What it is
A wide-spanning set of semi-structured interviews with anyone who has an interest in a project’s success, including users.
Reasons to use it
To build consensus about the problem statement and research objectives.
Medium: 1–2 hours per interviewee
How to do it
Create a guide for yourself of some topics you’d like to ask about, and some specific questions as a back up. Questions will often concern the individual’s role, the organization, the individuals’ needs, and metrics for success of the project.
Sit down one-on-one with the participant, or two-on-one with a note-taker or joint interviewer, in a focused environment. Introduce yourself. Explain the premise for the interview as far as you can without biasing their responses.

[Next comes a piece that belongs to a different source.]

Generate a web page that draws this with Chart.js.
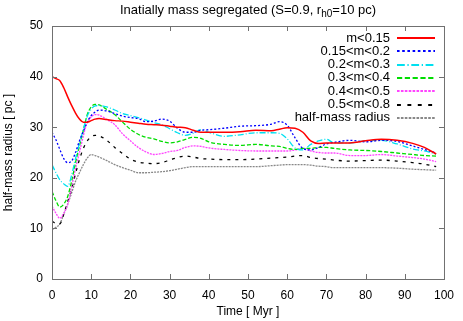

Follow the conversation where the stakeholder takes it. They will focus on their priorities and interests. Be comfortable with silences, which allow the stakeholder to elaborate. To keep from getting entirely off course, use your interview guide to make sure you cover what you need to. Ask lots of “why is that” and “how do you do that” questions.
- If there are other products they use or your product doesn’t have constraints imposed by prior work, observe the stakeholders using a competing product.
Applied in government research
No PRA implications. The PRA explicitly exempts direct observation and non-standardized conversation, 5 CFR 1320.3(h)3. See the methods for Recruiting and Privacy for more tips on taking input from the public.